>> begin Record set
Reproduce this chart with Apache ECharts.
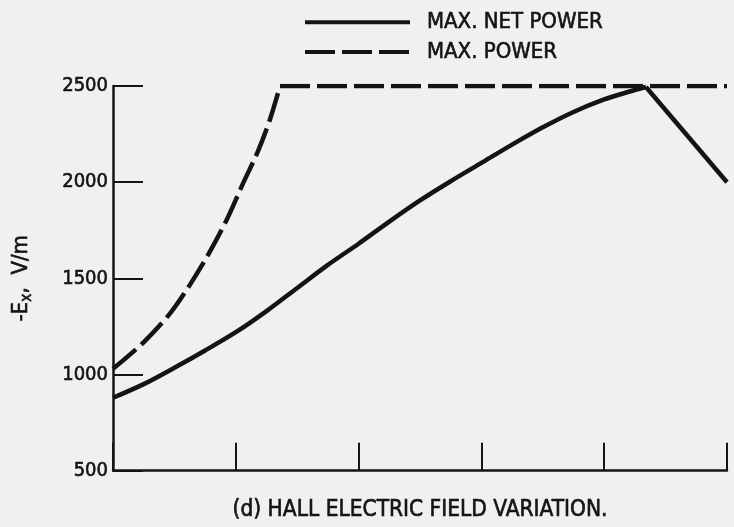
<!DOCTYPE html>
<html><head><meta charset="utf-8">
<script src="https://cdn.jsdelivr.net/npm/echarts@6/dist/echarts.min.js"></script>
<style>html,body{margin:0;padding:0;background:#f0f0ef;}#c{width:734px;height:527px;}</style>
</head><body><div id="c"></div>
<script>
const seriesNames = ['MAX. NET POWER', 'MAX. POWER'];
const netPowerRise = [[0,879],[0.25,950],[0.5,1035],[0.75,1125],[1,1220],[1.25,1330],[1.5,1450],[1.75,1570],[2,1680],[2.25,1795],[2.5,1905],[2.75,2005],[3,2100],[3.25,2195],[3.5,2285],[3.75,2365],[4,2430],[4.2,2470],[4.34,2495]];
const netPowerFall = [[4.34,2495],[5,2000]];
const maxPowerRise = [[0,1030],[0.245,1165],[0.465,1318],[0.63,1470],[0.79,1640],[0.93,1810],[1.06,1995],[1.18,2160],[1.28,2330],[1.36,2500]];
const maxPowerFlat = [[1.36,2500],[5,2500]];
const yTicks = [500,1000,1500,2000,2500];
const xTicks = [0,1,2,3,4,5];
const FONT = "'Liberation Sans Narrow','DejaVu Sans Condensed',sans-serif";
const INK = '#141414';
const heavy = {textBorderColor: INK, textBorderWidth: 0.6};
const chart = echarts.init(document.getElementById('c'));
chart.setOption({
  backgroundColor: '#f0f0ef',
  animation: false,
  grid: {left: 113, right: 7, top: 86, bottom: 50},
  legend: {
    orient: 'vertical', left: 298, top: 6, itemGap: 7,
    itemWidth: 105, itemHeight: 21,
    itemStyle: {opacity: 0},
    lineStyle: {width: 4},
    textStyle: Object.assign({fontFamily: FONT, fontSize: 22, color: INK, padding: [0,0,0,12]}, heavy),
    data: seriesNames
  },
  xAxis: {
    type: 'value', min: xTicks[0], max: xTicks[xTicks.length-1], interval: 1,
    name: '(d) HALL ELECTRIC FIELD VARIATION.', nameLocation: 'middle', nameGap: 28,
    nameTextStyle: Object.assign({fontFamily: FONT, fontSize: 22.5, color: INK}, heavy),
    axisLine: {lineStyle: {color: INK, width: 2.5}},
    axisTick: {inside: true, length: 28, lineStyle: {color: INK, width: 2}},
    axisLabel: {show: false}, splitLine: {show: false}
  },
  yAxis: {
    type: 'value', min: yTicks[0], max: yTicks[yTicks.length-1], interval: 500,
    name: '{a|-E}{b|x}{a|,  V/m}', nameLocation: 'middle', nameGap: 78, nameRotate: 90,
    nameTextStyle: {rich: {
      a: Object.assign({fontFamily: FONT, fontSize: 22, color: INK}, heavy),
      b: Object.assign({fontFamily: FONT, fontSize: 16, color: INK, padding: [12,0,0,0]}, heavy)
    }},
    axisLine: {show: true, lineStyle: {color: INK, width: 2.5}},
    axisTick: {inside: true, length: 30, lineStyle: {color: INK, width: 2}},
    axisLabel: Object.assign({fontFamily: FONT, fontSize: 20, color: INK, margin: 5,
      formatter: v => String(v)}, heavy),
    splitLine: {show: false}
  },
  series: [
    {name: seriesNames[0], type: 'line', data: netPowerRise, symbol: 'none', smooth: 0.3,
     lineStyle: {color: INK, width: 4.5}, itemStyle: {color: INK}},
    {name: seriesNames[0], type: 'line', data: netPowerFall, symbol: 'none', smooth: false,
     lineStyle: {color: INK, width: 4.5}, itemStyle: {color: INK}},
    {name: seriesNames[1], type: 'line', data: maxPowerRise, symbol: 'none', smooth: 0.3,
     lineStyle: {color: INK, width: 4.5, type: [30,7]}, itemStyle: {color: INK}},
    {name: seriesNames[1], type: 'line', data: maxPowerFlat, symbol: 'none', smooth: false,
     lineStyle: {color: INK, width: 4.5, type: [30,7]}, itemStyle: {color: INK}}
  ]
});
</script></body></html>
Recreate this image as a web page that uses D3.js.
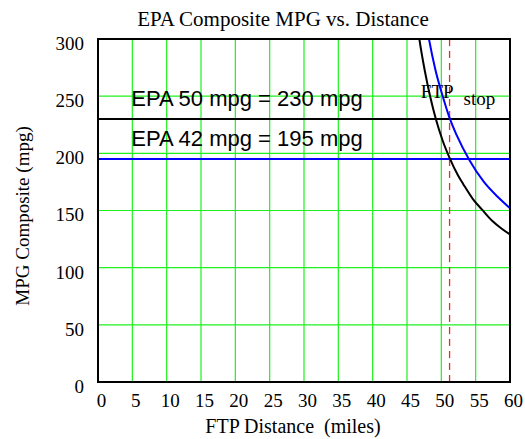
>> end Record set
[Short exercise]: Omit any images, then output the listing exactly.

[The answer]:
Reproduce this chart with Apache ECharts.
<!DOCTYPE html>
<html><head><meta charset="utf-8">
<script src="https://cdn.jsdelivr.net/npm/echarts@6/dist/echarts.min.js"></script>
<style>html,body{margin:0;padding:0;background:#f0f0ef;}#c{width:734px;height:527px;}</style>
</head><body><div id="c"></div>
<script>
const seriesNames = ['MAX. NET POWER', 'MAX. POWER'];
const netPowerRise = [[0,879],[0.25,950],[0.5,1035],[0.75,1125],[1,1220],[1.25,1330],[1.5,1450],[1.75,1570],[2,1680],[2.25,1795],[2.5,1905],[2.75,2005],[3,2100],[3.25,2195],[3.5,2285],[3.75,2365],[4,2430],[4.2,2470],[4.34,2495]];
const netPowerFall = [[4.34,2495],[5,2000]];
const maxPowerRise = [[0,1030],[0.245,1165],[0.465,1318],[0.63,1470],[0.79,1640],[0.93,1810],[1.06,1995],[1.18,2160],[1.28,2330],[1.36,2500]];
const maxPowerFlat = [[1.36,2500],[5,2500]];
const yTicks = [500,1000,1500,2000,2500];
const xTicks = [0,1,2,3,4,5];
const FONT = "'Liberation Sans Narrow','DejaVu Sans Condensed',sans-serif";
const INK = '#141414';
const heavy = {textBorderColor: INK, textBorderWidth: 0.6};
const chart = echarts.init(document.getElementById('c'));
chart.setOption({
  backgroundColor: '#f0f0ef',
  animation: false,
  grid: {left: 113, right: 7, top: 86, bottom: 50},
  legend: {
    orient: 'vertical', left: 298, top: 6, itemGap: 7,
    itemWidth: 105, itemHeight: 21,
    itemStyle: {opacity: 0},
    lineStyle: {width: 4},
    textStyle: Object.assign({fontFamily: FONT, fontSize: 22, color: INK, padding: [0,0,0,12]}, heavy),
    data: seriesNames
  },
  xAxis: {
    type: 'value', min: xTicks[0], max: xTicks[xTicks.length-1], interval: 1,
    name: '(d) HALL ELECTRIC FIELD VARIATION.', nameLocation: 'middle', nameGap: 28,
    nameTextStyle: Object.assign({fontFamily: FONT, fontSize: 22.5, color: INK}, heavy),
    axisLine: {lineStyle: {color: INK, width: 2.5}},
    axisTick: {inside: true, length: 28, lineStyle: {color: INK, width: 2}},
    axisLabel: {show: false}, splitLine: {show: false}
  },
  yAxis: {
    type: 'value', min: yTicks[0], max: yTicks[yTicks.length-1], interval: 500,
    name: '{a|-E}{b|x}{a|,  V/m}', nameLocation: 'middle', nameGap: 78, nameRotate: 90,
    nameTextStyle: {rich: {
      a: Object.assign({fontFamily: FONT, fontSize: 22, color: INK}, heavy),
      b: Object.assign({fontFamily: FONT, fontSize: 16, color: INK, padding: [12,0,0,0]}, heavy)
    }},
    axisLine: {show: true, lineStyle: {color: INK, width: 2.5}},
    axisTick: {inside: true, length: 30, lineStyle: {color: INK, width: 2}},
    axisLabel: Object.assign({fontFamily: FONT, fontSize: 20, color: INK, margin: 5,
      formatter: v => String(v)}, heavy),
    splitLine: {show: false}
  },
  series: [
    {name: seriesNames[0], type: 'line', data: netPowerRise, symbol: 'none', smooth: 0.3,
     lineStyle: {color: INK, width: 4.5}, itemStyle: {color: INK}},
    {name: seriesNames[0], type: 'line', data: netPowerFall, symbol: 'none', smooth: false,
     lineStyle: {color: INK, width: 4.5}, itemStyle: {color: INK}},
    {name: seriesNames[1], type: 'line', data: maxPowerRise, symbol: 'none', smooth: 0.3,
     lineStyle: {color: INK, width: 4.5, type: [30,7]}, itemStyle: {color: INK}},
    {name: seriesNames[1], type: 'line', data: maxPowerFlat, symbol: 'none', smooth: false,
     lineStyle: {color: INK, width: 4.5, type: [30,7]}, itemStyle: {color: INK}}
  ]
});
</script></body></html>
Recreate this image as a web page that uses D3.js.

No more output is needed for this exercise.